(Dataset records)

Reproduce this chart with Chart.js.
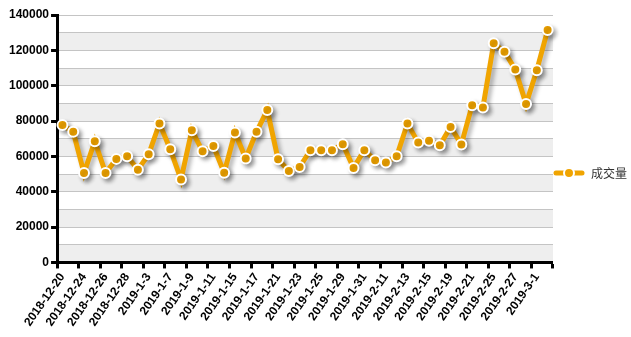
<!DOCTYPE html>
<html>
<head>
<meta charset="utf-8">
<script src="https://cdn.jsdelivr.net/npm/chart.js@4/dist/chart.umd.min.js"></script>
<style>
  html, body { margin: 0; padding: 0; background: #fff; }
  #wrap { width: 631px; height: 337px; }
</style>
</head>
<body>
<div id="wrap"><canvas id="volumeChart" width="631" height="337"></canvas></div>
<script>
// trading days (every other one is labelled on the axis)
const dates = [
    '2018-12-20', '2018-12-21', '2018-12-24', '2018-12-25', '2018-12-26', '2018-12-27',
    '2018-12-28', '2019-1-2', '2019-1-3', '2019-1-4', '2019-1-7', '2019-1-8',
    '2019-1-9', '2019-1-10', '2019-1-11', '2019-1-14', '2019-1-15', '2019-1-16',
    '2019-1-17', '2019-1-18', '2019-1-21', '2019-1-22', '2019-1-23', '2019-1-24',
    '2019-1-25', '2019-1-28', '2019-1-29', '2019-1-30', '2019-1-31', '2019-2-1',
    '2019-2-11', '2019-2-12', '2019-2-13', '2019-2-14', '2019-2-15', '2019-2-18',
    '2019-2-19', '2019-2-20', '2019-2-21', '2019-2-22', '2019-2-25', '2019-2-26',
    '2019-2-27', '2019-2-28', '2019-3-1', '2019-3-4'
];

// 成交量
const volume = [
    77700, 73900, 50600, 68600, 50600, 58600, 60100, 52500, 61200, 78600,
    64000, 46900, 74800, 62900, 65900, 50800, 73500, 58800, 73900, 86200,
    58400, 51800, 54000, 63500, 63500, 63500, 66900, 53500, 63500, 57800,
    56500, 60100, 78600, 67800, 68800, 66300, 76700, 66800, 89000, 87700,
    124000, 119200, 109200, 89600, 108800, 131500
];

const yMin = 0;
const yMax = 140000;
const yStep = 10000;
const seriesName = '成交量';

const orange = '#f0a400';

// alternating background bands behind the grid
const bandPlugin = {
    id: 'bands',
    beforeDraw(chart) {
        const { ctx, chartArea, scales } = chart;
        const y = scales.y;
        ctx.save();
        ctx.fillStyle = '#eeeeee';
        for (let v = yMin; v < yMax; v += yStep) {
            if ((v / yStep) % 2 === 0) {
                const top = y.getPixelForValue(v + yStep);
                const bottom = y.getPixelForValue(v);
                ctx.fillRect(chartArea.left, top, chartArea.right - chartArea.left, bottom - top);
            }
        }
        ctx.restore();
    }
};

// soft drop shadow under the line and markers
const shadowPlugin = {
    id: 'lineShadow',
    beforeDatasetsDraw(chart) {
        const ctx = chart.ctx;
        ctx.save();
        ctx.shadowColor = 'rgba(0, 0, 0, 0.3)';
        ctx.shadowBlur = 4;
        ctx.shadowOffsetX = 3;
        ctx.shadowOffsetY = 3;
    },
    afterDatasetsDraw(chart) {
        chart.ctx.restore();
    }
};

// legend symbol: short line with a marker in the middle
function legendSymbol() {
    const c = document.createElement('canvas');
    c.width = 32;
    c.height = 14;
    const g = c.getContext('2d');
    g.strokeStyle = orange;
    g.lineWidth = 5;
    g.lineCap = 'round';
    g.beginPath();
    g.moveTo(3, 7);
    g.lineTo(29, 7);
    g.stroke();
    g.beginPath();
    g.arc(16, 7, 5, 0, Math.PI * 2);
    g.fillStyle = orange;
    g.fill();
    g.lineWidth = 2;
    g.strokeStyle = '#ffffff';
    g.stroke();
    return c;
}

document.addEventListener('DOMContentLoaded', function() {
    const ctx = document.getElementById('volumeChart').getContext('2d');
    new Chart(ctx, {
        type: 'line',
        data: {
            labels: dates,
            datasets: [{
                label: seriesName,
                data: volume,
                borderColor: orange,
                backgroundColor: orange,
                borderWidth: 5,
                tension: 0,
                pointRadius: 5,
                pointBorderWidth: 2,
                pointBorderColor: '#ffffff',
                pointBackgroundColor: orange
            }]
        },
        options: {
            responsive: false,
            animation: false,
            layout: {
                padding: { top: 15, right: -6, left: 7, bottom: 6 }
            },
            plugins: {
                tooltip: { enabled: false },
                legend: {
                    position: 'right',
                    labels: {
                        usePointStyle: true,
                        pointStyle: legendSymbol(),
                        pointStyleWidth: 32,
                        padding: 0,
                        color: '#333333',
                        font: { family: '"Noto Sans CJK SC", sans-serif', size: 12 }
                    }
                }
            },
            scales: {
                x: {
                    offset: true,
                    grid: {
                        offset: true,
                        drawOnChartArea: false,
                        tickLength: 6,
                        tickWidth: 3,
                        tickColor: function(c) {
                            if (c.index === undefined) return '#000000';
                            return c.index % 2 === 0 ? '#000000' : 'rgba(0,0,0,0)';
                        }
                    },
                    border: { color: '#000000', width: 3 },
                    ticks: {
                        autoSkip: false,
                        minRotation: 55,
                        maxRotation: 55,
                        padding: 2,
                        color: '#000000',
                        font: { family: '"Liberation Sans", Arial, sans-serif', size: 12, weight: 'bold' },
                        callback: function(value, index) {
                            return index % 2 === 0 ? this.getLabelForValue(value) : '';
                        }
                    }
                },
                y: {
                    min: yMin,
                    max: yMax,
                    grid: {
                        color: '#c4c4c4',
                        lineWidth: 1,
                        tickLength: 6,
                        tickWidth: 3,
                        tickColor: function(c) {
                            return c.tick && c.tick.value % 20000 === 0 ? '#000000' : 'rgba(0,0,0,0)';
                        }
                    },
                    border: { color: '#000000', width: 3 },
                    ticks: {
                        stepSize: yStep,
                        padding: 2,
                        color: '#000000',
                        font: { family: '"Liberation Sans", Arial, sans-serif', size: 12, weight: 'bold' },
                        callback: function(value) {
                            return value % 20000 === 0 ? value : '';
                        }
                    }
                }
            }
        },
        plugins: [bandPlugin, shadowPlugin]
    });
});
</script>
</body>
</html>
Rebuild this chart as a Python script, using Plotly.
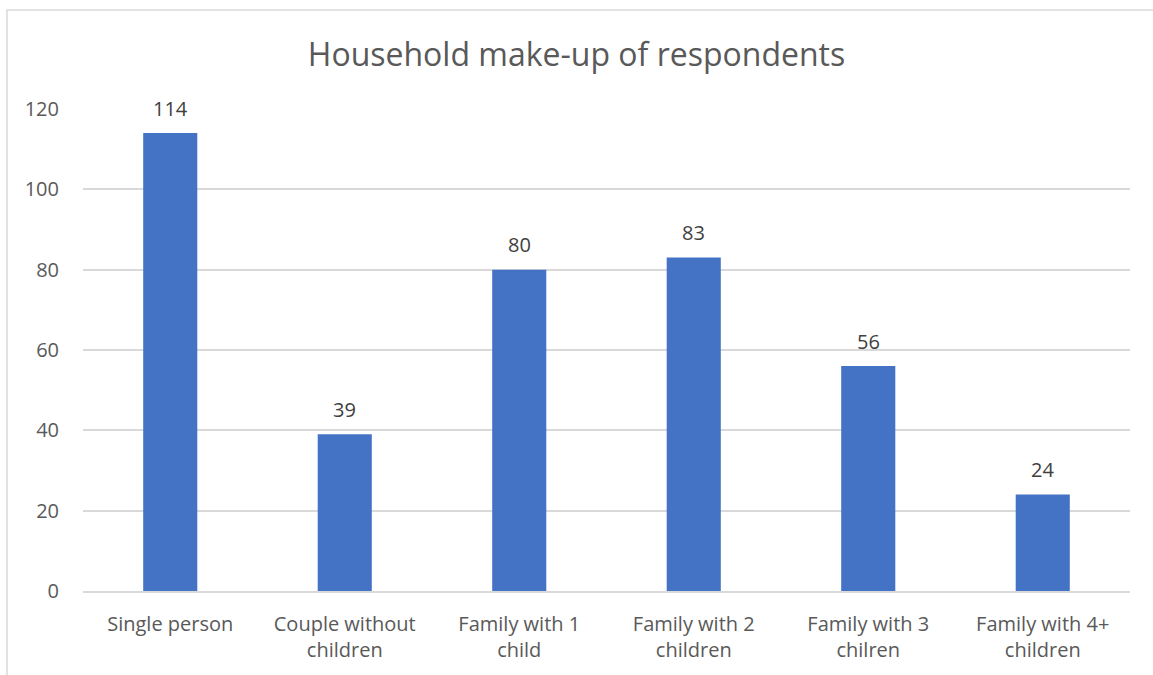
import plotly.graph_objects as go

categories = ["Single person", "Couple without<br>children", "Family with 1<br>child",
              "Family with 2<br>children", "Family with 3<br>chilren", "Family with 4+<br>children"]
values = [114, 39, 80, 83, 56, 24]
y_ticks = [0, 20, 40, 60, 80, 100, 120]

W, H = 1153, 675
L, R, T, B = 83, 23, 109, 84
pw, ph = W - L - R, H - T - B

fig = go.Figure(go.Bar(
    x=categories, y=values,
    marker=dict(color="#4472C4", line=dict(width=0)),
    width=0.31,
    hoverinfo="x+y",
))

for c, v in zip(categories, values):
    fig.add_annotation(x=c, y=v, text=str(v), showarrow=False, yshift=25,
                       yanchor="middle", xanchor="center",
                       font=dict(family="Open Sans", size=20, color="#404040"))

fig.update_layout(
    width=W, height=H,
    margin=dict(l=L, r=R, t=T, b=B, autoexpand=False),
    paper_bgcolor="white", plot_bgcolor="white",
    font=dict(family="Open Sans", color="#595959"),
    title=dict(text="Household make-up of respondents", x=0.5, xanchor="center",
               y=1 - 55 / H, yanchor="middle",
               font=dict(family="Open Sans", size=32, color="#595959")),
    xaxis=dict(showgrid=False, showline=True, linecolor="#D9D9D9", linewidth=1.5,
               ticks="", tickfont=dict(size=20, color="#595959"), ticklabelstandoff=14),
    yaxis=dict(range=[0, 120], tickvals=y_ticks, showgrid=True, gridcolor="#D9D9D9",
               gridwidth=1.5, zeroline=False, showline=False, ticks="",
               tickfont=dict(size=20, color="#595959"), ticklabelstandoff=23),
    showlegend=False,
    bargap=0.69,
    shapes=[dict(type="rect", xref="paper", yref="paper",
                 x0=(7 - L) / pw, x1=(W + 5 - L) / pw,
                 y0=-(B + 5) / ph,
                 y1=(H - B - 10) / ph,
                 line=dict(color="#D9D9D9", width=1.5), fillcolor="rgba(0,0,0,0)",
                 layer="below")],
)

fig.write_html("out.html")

_REQUIRED WORK:_ Go through the entries above and copy every line containing "script".

_RESPONSE TO THE EXERCISE:_
<script src="https://cdn.jsdelivr.net/npm/chart.js@4/dist/chart.umd.min.js"></script>
<script>
</script>
Rebuild this chart as a Python script, using Plotly.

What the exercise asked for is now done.